Chapter 24 #2
The thought lands clean. It is the cleanest thing in the room. The child is not in my body. The child has never been in my body. The child does not know I exist. The child’s mother does not know I exist.
I do not know how to feel about a child. I do not know if the child is anything. I do not know what the Syndicate has put together inside M. Hollens, but I know it is mine.
I do not know which of the men in this room the other half of the child is from.
That is the thought I was not going to think and I am thinking it.
The folder said compatible hybrid genome.
The folder did not say which hybrid. The donor on the other side of my vial in M.
Hollens’s body could be Thaw. Could be Crull.
Could be Harek. Could be Fen. The Syndicate had access to all four of them.
The Syndicate took material from all four of them.
The match could be any of them and it could be more than one of them in sequence.
The child has biology. The biology has come from somebody specific.
There is an answer. The folder just did not put it on this page.
My hands are not shaking anymore. They are not anything anymore. I am cold.
The patch on my chest is the only thing moving.
I am going to find her. I am going to find her and tell her what is in her and ask her what she wants done about it.
That is the sentence I would say if anyone in this room asked me.
It is a sentence that comes up fast and clean and it is the sentence I am going to use, when Thaw asks me what we do next.
It is a true sentence. It is also a sentence that lets me stop standing here.
Behind me, Thaw has not spoken. The bond is wide open and what is in it is — not management.
Not soothe. He is letting me have this. He is letting me have the seconds where I am not a queen and I am not a stabilizer where I am a woman who has just learned the Syndicate started a child without her, and he is standing behind me with his hand at the small of my back.
I do not deserve him.
That is the next thought and it lands harder than the child thought.
I do not deserve him. I do not deserve any of them.
They have been weapons in a program for thirty years.
We are all of us in this room standing on a foundation a third party poured, and the third party is going to keep pouring foundation for twenty-three other women and a child I have not met, and what am I supposed to do with that.
I do not get to be in love. I do not get to be a mate.
I do not get to be a queen. The categories are all wrong because they were built by the program that built me and the men I am bonded to and the only honest answer to the question is —
Thaw’s hand at my back closes.
He has read the spiral and he has decided he is done letting it run, and what comes through the bond is one clear short sentence in his voice, not out loud, the bond carrying it.
Stop.
I stop.
I am still cold. I am still flat. The shake has not come back. But the, I do not deserve him, thought has been — cut. Set aside. The pack does not negotiate with that thought and Thaw has just told me through the line that we are not going to.
I take a breath.
The child is real. The mother is real. The other twenty-three are real.

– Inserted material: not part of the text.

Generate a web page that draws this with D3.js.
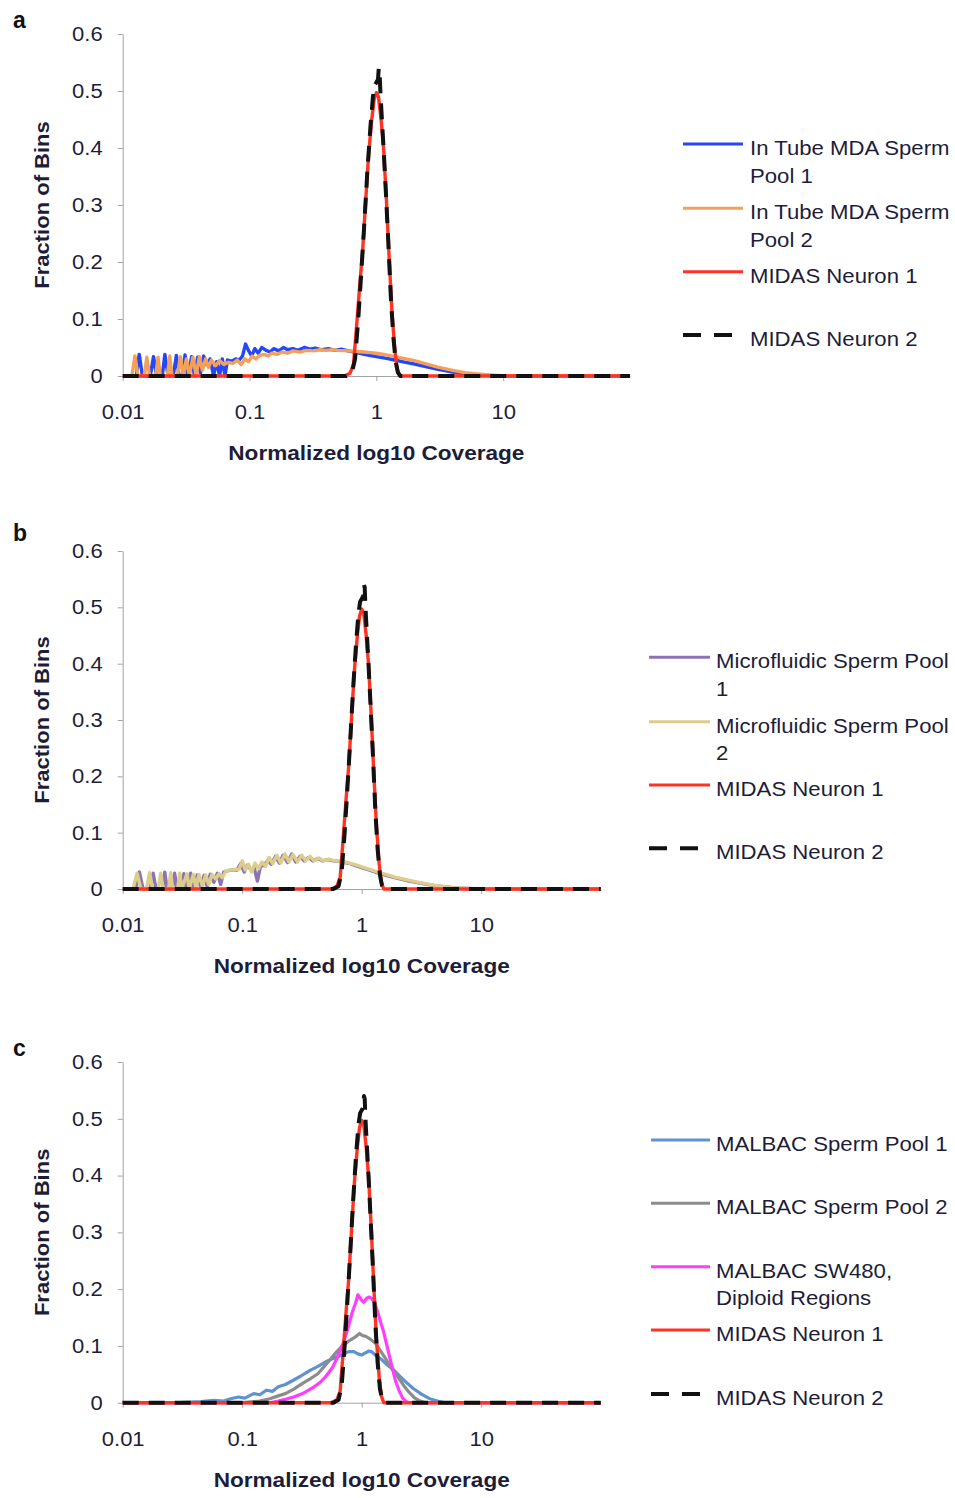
<!DOCTYPE html>
<html>
<head>
<meta charset="utf-8">
<script src="https://cdn.jsdelivr.net/npm/d3@7"></script>
<style>
  html, body { margin: 0; padding: 0; background: #fff; }
  svg text { font-family: "Liberation Sans", Arial, Helvetica, sans-serif; fill: #1d1d3a; }
</style>
</head>
<body>
<svg id="chart" width="955" height="1498"></svg>
<script>
// ---------------- DATA ----------------
const xTickValues = [0.01, 0.1, 1, 10];
const xTickLabels = ["0.01", "0.1", "1", "10"];
const yTickValues = [0, 0.1, 0.2, 0.3, 0.4, 0.5, 0.6];
const yTickLabels = ["0", "0.1", "0.2", "0.3", "0.4", "0.5", "0.6"];
const panelLetters = ["a", "b", "c"];
const xAxisTitle = "Normalized log10 Coverage";
const yAxisTitle = "Fraction of Bins";

// [normalized coverage, fraction of bins]
const midasNeuron1 = [[0.01,0],[0.56,0],[0.62,0.005],[0.66,0.02],[0.70,0.09],[0.74,0.16],[0.78,0.22],[0.82,0.3],[0.87,0.39],[0.92,0.45],[0.96,0.485],[1.0,0.497],[1.04,0.49],[1.09,0.45],[1.14,0.4],[1.2,0.31],[1.26,0.21],[1.33,0.11],[1.4,0.045],[1.46,0.012],[1.53,0],[100,0]];
const midasNeuron2 = [[0.01,0],[0.58,0],[0.64,0.005],[0.68,0.03],[0.72,0.1],[0.76,0.18],[0.8,0.26],[0.85,0.36],[0.9,0.44],[0.94,0.49],[0.97,0.51],[1.0,0.515],[1.03,0.52],[1.045,0.54],[1.06,0.535],[1.075,0.5],[1.1,0.46],[1.14,0.4],[1.19,0.32],[1.24,0.24],[1.3,0.14],[1.36,0.07],[1.42,0.025],[1.48,0.006],[1.55,0],[100,0]];

const inTubePool1 = [[0.0118,0],[0.0128,0],[0.0135,0.038],[0.0143,0],[0.0165,0],[0.0175,0.034],[0.0185,0],[0.0205,0],[0.0215,0.038],[0.0228,0],[0.025,0],[0.0265,0.036],[0.0278,0],[0.0295,0],[0.031,0.037],[0.0325,0],[0.035,0.034],[0.0368,0],[0.039,0.033],[0.041,0.005],[0.0435,0.035],[0.046,0.02],[0.049,0.03],[0.052,0],[0.055,0.025],[0.058,0],[0.061,0.03],[0.064,0],[0.067,0.028],[0.072,0.026],[0.078,0.03],[0.083,0.028],[0.088,0.035],[0.093,0.056],[0.098,0.045],[0.104,0.035],[0.11,0.048],[0.117,0.04],[0.125,0.05],[0.135,0.045],[0.145,0.042],[0.155,0.048],[0.17,0.044],[0.185,0.05],[0.2,0.046],[0.22,0.048],[0.24,0.045],[0.27,0.05],[0.3,0.047],[0.33,0.049],[0.37,0.046],[0.42,0.048],[0.47,0.045],[0.53,0.047],[0.6,0.044],[0.7,0.041],[0.8,0.038],[0.9,0.036],[1.0,0.034],[1.2,0.031],[1.4,0.028],[1.7,0.024],[2.0,0.021],[2.5,0.016],[3,0.012],[4,0.007],[5,0.004],[6,0.002],[8,0.001],[10,0],[100,0]];
const inTubePool2 = [[0.0118,0],[0.0125,0.035],[0.0132,0],[0.0148,0],[0.0155,0.033],[0.0163,0],[0.0182,0],[0.019,0.033],[0.0198,0],[0.0225,0],[0.0235,0.035],[0.0245,0],[0.027,0],[0.0285,0.034],[0.03,0],[0.0318,0.03],[0.0335,0],[0.0358,0.033],[0.038,0],[0.0402,0.034],[0.0425,0.01],[0.045,0.03],[0.0475,0.015],[0.05,0.028],[0.054,0.018],[0.058,0.027],[0.063,0.02],[0.068,0.024],[0.074,0.022],[0.08,0.028],[0.086,0.02],[0.092,0.03],[0.098,0.025],[0.105,0.035],[0.112,0.03],[0.12,0.036],[0.13,0.038],[0.14,0.035],[0.15,0.04],[0.165,0.038],[0.18,0.042],[0.2,0.04],[0.22,0.044],[0.25,0.042],[0.28,0.045],[0.32,0.044],[0.36,0.046],[0.4,0.045],[0.45,0.046],[0.5,0.045],[0.6,0.044],[0.7,0.043],[0.8,0.042],[0.9,0.041],[1.0,0.04],[1.2,0.037],[1.4,0.034],[1.7,0.03],[2.0,0.027],[2.5,0.021],[3,0.016],[4,0.01],[5,0.006],[6,0.004],[8,0.0015],[10,0.0005],[12,0],[100,0]];

const microPool1 = [[0.0118,0],[0.0128,0],[0.0138,0.03],[0.0148,0],[0.017,0],[0.018,0.028],[0.019,0],[0.0215,0],[0.0225,0.03],[0.0235,0],[0.026,0],[0.0272,0.028],[0.0285,0],[0.031,0],[0.0325,0.027],[0.034,0],[0.037,0.028],[0.039,0],[0.042,0.025],[0.045,0.003],[0.048,0.024],[0.051,0.004],[0.054,0.026],[0.058,0.012],[0.062,0.028],[0.066,0.008],[0.07,0.03],[0.075,0.032],[0.082,0.034],[0.09,0.033],[0.097,0.045],[0.104,0.03],[0.11,0.042],[0.118,0.035],[0.126,0.038],[0.134,0.014],[0.142,0.04],[0.152,0.042],[0.163,0.05],[0.175,0.044],[0.19,0.058],[0.205,0.046],[0.22,0.06],[0.24,0.047],[0.26,0.062],[0.28,0.048],[0.305,0.058],[0.33,0.05],[0.36,0.056],[0.39,0.05],[0.43,0.054],[0.47,0.05],[0.52,0.052],[0.58,0.05],[0.65,0.049],[0.72,0.047],[0.8,0.045],[0.9,0.041],[1.0,0.038],[1.15,0.034],[1.3,0.03],[1.5,0.026],[1.75,0.022],[2.0,0.019],[2.5,0.014],[3.0,0.011],[4.0,0.006],[5,0.004],[6,0.002],[8,0.001],[10,0],[100,0]];
const microPool2 = [[0.0118,0],[0.0122,0],[0.0132,0.028],[0.0142,0],[0.0158,0],[0.0168,0.029],[0.0178,0],[0.0198,0],[0.0208,0.028],[0.0218,0],[0.0242,0],[0.0252,0.029],[0.0262,0],[0.0288,0],[0.03,0.028],[0.0312,0],[0.0345,0.027],[0.036,0],[0.039,0.026],[0.041,0.002],[0.0435,0.026],[0.0465,0.005],[0.0495,0.025],[0.0525,0.008],[0.056,0.026],[0.06,0.018],[0.064,0.027],[0.068,0.02],[0.073,0.032],[0.08,0.034],[0.088,0.034],[0.094,0.035],[0.1,0.05],[0.106,0.034],[0.113,0.044],[0.12,0.03],[0.128,0.046],[0.137,0.036],[0.146,0.048],[0.157,0.04],[0.168,0.056],[0.18,0.045],[0.195,0.06],[0.21,0.046],[0.228,0.062],[0.246,0.048],[0.266,0.061],[0.29,0.048],[0.315,0.06],[0.34,0.05],[0.37,0.058],[0.4,0.05],[0.44,0.055],[0.48,0.05],[0.53,0.053],[0.6,0.05],[0.68,0.049],[0.76,0.047],[0.85,0.044],[0.95,0.041],[1.05,0.038],[1.2,0.034],[1.4,0.029],[1.6,0.026],[1.9,0.021],[2.3,0.017],[2.8,0.013],[3.5,0.009],[4.5,0.005],[6,0.002],[8,0.0005],[10,0],[100,0]];

const malbacPool1 = [[0.01,0],[0.03,0],[0.045,0.002],[0.058,0.004],[0.07,0.003],[0.08,0.007],[0.093,0.01],[0.105,0.008],[0.125,0.016],[0.14,0.014],[0.16,0.022],[0.18,0.02],[0.2,0.028],[0.23,0.032],[0.27,0.04],[0.31,0.047],[0.37,0.057],[0.43,0.064],[0.5,0.072],[0.58,0.078],[0.68,0.084],[0.78,0.09],[0.86,0.09],[0.93,0.086],[1.0,0.084],[1.08,0.088],[1.15,0.091],[1.21,0.09],[1.3,0.084],[1.47,0.076],[1.65,0.066],[1.85,0.058],[2.1,0.046],[2.3,0.038],[2.7,0.025],[3.16,0.015],[3.7,0.007],[4.3,0.003],[5,0],[100,0]];
const malbacPool2 = [[0.01,0],[0.1,0],[0.14,0.003],[0.17,0.007],[0.2,0.012],[0.23,0.016],[0.27,0.024],[0.32,0.034],[0.37,0.042],[0.43,0.051],[0.54,0.075],[0.62,0.09],[0.68,0.099],[0.77,0.108],[0.86,0.114],[0.96,0.122],[1.02,0.118],[1.08,0.117],[1.18,0.112],[1.31,0.104],[1.45,0.09],[1.58,0.078],[1.78,0.06],[2.0,0.046],[2.25,0.03],[2.5,0.018],[2.75,0.009],[3.0,0.004],[3.4,0],[100,0]];
const malbacSW480 = [[0.01,0],[0.17,0],[0.2,0.003],[0.23,0.006],[0.27,0.01],[0.32,0.016],[0.36,0.022],[0.4,0.028],[0.45,0.036],[0.5,0.046],[0.57,0.062],[0.63,0.081],[0.7,0.105],[0.76,0.128],[0.83,0.158],[0.89,0.176],[0.93,0.19],[0.96,0.186],[1.0,0.18],[1.04,0.177],[1.1,0.184],[1.16,0.186],[1.21,0.184],[1.28,0.176],[1.36,0.16],[1.45,0.14],[1.53,0.124],[1.65,0.095],[1.78,0.066],[1.92,0.038],[2.07,0.02],[2.2,0.008],[2.35,0.002],[2.5,0],[100,0]];

// Series definitions per panel (names, colours, line styles)
const panelASeries = [
  { name: ["In Tube MDA Sperm", "Pool 1"], data: inTubePool1, color: "#2447f7", width: 3.4 },
  { name: ["In Tube MDA Sperm", "Pool 2"], data: inTubePool2, color: "#f4a05a", width: 3.4 },
  { name: ["MIDAS Neuron 1"], data: midasNeuron1, color: "#ff3322", width: 3.4 },
  { name: ["MIDAS Neuron 2"], data: midasNeuron2, color: "#111111", width: 4, dash: "16,10" }
];
const panelBSeries = [
  { name: ["Microfluidic Sperm Pool", "1"], data: microPool1, color: "#8c74b4", width: 3.4 },
  { name: ["Microfluidic Sperm Pool", "2"], data: microPool2, color: "#dccd8b", width: 3.4 },
  { name: ["MIDAS Neuron 1"], data: midasNeuron1, color: "#ff3322", width: 3.4 },
  { name: ["MIDAS Neuron 2"], data: midasNeuron2, color: "#111111", width: 4, dash: "16,10" }
];
const panelCSeries = [
  { name: ["MALBAC Sperm Pool 1"], data: malbacPool1, color: "#5f92cf", width: 3.2 },
  { name: ["MALBAC Sperm Pool 2"], data: malbacPool2, color: "#8c8c8c", width: 3.2 },
  { name: ["MALBAC SW480,", "Diploid Regions"], data: malbacSW480, color: "#ff3cff", width: 3.2 },
  { name: ["MIDAS Neuron 1"], data: midasNeuron1, color: "#ff3322", width: 3.4 },
  { name: ["MIDAS Neuron 2"], data: midasNeuron2, color: "#111111", width: 4, dash: "16,10" }
];

// ---------------- LAYOUT ----------------
const panels = [
  { letter: panelLetters[0], letterY: 28, series: panelASeries,
    x0: 122.7, x1: 630, yTop: 34, yBot: 376,
    legLineX: [683, 743], legTextX: 750, legY: [144, 208.3, 271.7, 335] },
  { letter: panelLetters[1], letterY: 541, series: panelBSeries,
    x0: 122.7, x1: 600.7, yTop: 551, yBot: 889,
    legLineX: [649, 710], legTextX: 716, legY: [657.3, 721.7, 785, 848.3] },
  { letter: panelLetters[2], letterY: 1056, series: panelCSeries,
    x0: 122.7, x1: 600.7, yTop: 1062, yBot: 1402.7,
    legLineX: [651, 710], legTextX: 716, legY: [1140, 1203.3, 1266.7, 1330, 1394] }
];

const svg = d3.select("#chart");
const axisColor = "#a3a3a3";

// widen text horizontally a little, like the reference rendering
function stretch(sel, k) {
  sel.each(function () {
    const L = this.getComputedTextLength();
    this.setAttribute("textLength", (L * k).toFixed(1));
    this.setAttribute("lengthAdjust", "spacingAndGlyphs");
  });
}

panels.forEach(p => {
  const x = d3.scaleLog().domain([0.01, 100]).range([p.x0, p.x1]);
  const y = d3.scaleLinear().domain([0, 0.6]).range([p.yBot, p.yTop]);
  const g = svg.append("g");

  // panel letter
  g.append("text").attr("x", 13).attr("y", p.letterY)
    .style("font-size", "23px").style("font-weight", "bold").style("fill", "#111")
    .text(p.letter);

  // y axis
  const yAxis = d3.axisLeft(y).tickValues(yTickValues)
    .tickFormat((d, i) => yTickLabels[i]).tickSize(5).tickSizeOuter(0).tickPadding(15);
  const gy = g.append("g").attr("transform", `translate(${p.x0},0)`).call(yAxis);
  gy.selectAll("path, line").attr("stroke", axisColor);
  gy.selectAll("text").style("font-size", "20px").style("fill", "#1d1d3a");
  stretch(gy.selectAll("text"), 1.1);

  // x axis
  const xAxis = d3.axisBottom(x).tickValues(xTickValues)
    .tickFormat((d, i) => xTickLabels[i]).tickSize(5).tickSizeOuter(0).tickPadding(24);
  const gx = g.append("g").attr("transform", `translate(0,${p.yBot})`).call(xAxis);
  gx.selectAll("path, line").attr("stroke", axisColor);
  gx.selectAll("text").style("font-size", "20px").style("fill", "#1d1d3a");
  stretch(gx.selectAll("text"), 1.1);

  // axis titles
  const xt = g.append("text").attr("x", (p.x0 + p.x1) / 2).attr("y", p.yBot + 84)
    .attr("text-anchor", "middle").style("font-size", "21px").style("font-weight", "bold")
    .text(xAxisTitle);
  stretch(xt, 1.075);
  const yt = g.append("text")
    .attr("transform", `translate(49,${(p.yTop + p.yBot) / 2}) rotate(-90)`)
    .attr("text-anchor", "middle").style("font-size", "20px").style("font-weight", "bold")
    .text(yAxisTitle);
  stretch(yt, 1.1);

  // lines
  const line = d3.line().x(d => x(d[0])).y(d => y(d[1]));
  p.series.forEach(s => {
    g.append("path").datum(s.data)
      .attr("d", line).attr("fill", "none")
      .attr("stroke", s.color).attr("stroke-width", s.width)
      .attr("stroke-linejoin", "round")
      .attr("stroke-dasharray", s.dash || null);
  });

  // legend
  p.series.forEach((s, i) => {
    const ly = p.legY[i];
    g.append("line").attr("x1", p.legLineX[0])
      .attr("x2", s.dash ? p.legLineX[0] + 49 : p.legLineX[1])
      .attr("y1", ly).attr("y2", ly)
      .attr("stroke", s.color).attr("stroke-width", s.dash ? 4 : 3)
      .attr("stroke-dasharray", s.dash ? "18,13" : null);
    s.name.forEach((ln, j) => {
      const t = g.append("text").attr("x", p.legTextX).attr("y", ly + 11 + j * 27.5)
        .style("font-size", "21px").text(ln);
      stretch(t, 1.055);
    });
  });
});
</script>
</body>
</html>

The men around me are real. The bond is real.
The patch is real. All of it is real and none of it is fair and the parts of it that are not fair do not get to be the part I solve right now in a Syndicate file room with a fire alarm about to go off and a Crull-sized orc in the doorway with an eye on the hall.
I will pick the unfair part up later. Not now. Now I am in a building I am going to burn.
I straighten up.
"Jen," Thaw says. Quiet. He has read every second of the rupture through the bond. He is not asking. He is naming.
"I am okay."
"You are not okay."
"I am not okay. I am also not going to be okay in this building. We finish the building. Then I am not okay."
I hand him the file.
He reads the front. He reads the photocopy. His face goes the color of a man who has just understood something his body has been bracing for and the bracing was not enough.
"Crull," he says. Quiet.
"Yes."
"Get the other files. Every name in the active folder. We take them all."
"Yes."
"Dean."
"Already running."
"Harek. Fen. Status."
The earpiece. North clear. Twelve staff secured. Two armed staff down.
"Bring them. We are taking everything in this office and burning the building on the way out."
Thaw is at my elbow. The bond is wide open.
"Stay with me," he says. "We will take every file. We will find her. We will find all of them. Stay with me."
I look up at him.
I look at the file in my hand. At Hollens, M. At the photo of a woman with a freckle pattern across her nose.
The patch on my chest is pulling toward something, and the something is not in this room — the something is somewhere outside the building, somewhere the patch can feel, somewhere a woman is pregnant with biology that is half mine.
"Take everything," I say. My voice is not mine. "Burn the building. Get me out."